For a moment her brain reeled with confusion. Then came a moment of blazing truth. “No!” she cried triumphantly. “Like and equal are not the same thing at all!” (Madeleine L’Engle, A Wrinkle in Time, 146; emphasis added)

Love love love. I love Meg Murry in all her snaggle-toothed, impatient, good-hearted imperfection.

Today, I’m tagging Emily at For the Bookish. I love Emily’s posts–so fun and genuine! The challenge is to post one quote a day for three days, tagging another blogger each day to participate as well. Have fun!

Venturing into Graphic Novels

In the continuing spirit of trying new things, I decided it was time to try that genre I’ve avoided for a long time: graphic novels. The book that convinced me it was time to try was A Wrinkle in Time: the graphic novel, originally by Madeleine L’Engle, adapted and illustrated by Hope Larson.

Honestly, I probably shouldn’t have started out my graphic novel adventure with an adaptation of one of my favorite books of all time. That’s just setting it up for failure.
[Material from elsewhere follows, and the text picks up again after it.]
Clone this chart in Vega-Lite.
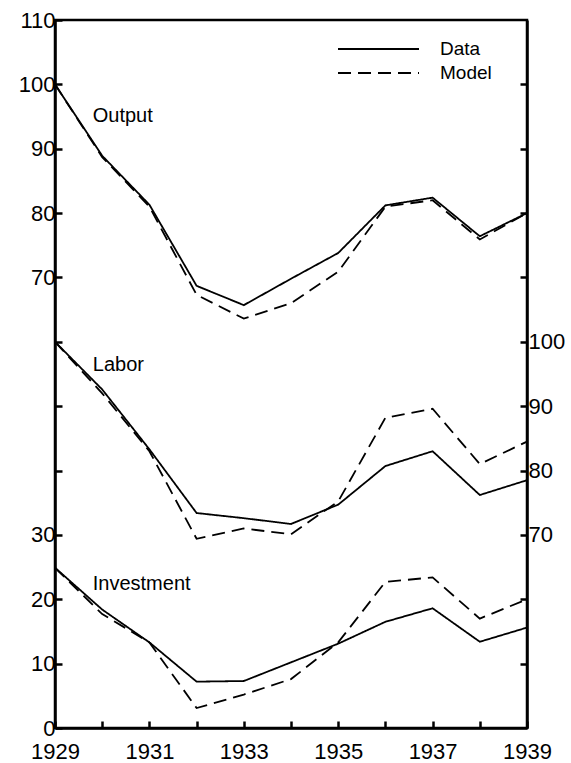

BUT I will say that I enjoyed the illustrations much, much more than I expected. While Larson’s interpretation of the story was vastly different from my own, it was very beautifully drawn and expressed.

Unfortunately, there’s only so much of L’Engle’s incredible writing that you can fit into a graphic novel. While Larson did a good job of fitting in many of the good, powerful lines, there were still so many that were missing, and I was left completely unfulfilled. A graphic novel can’t hold a candle to the power of words.

That being said, I’m willing to try again. Like I said, it wasn’t totally fair to start out with an adaptation of an amazing book. So tell me—have you read any graphic novels? Which would you recommend?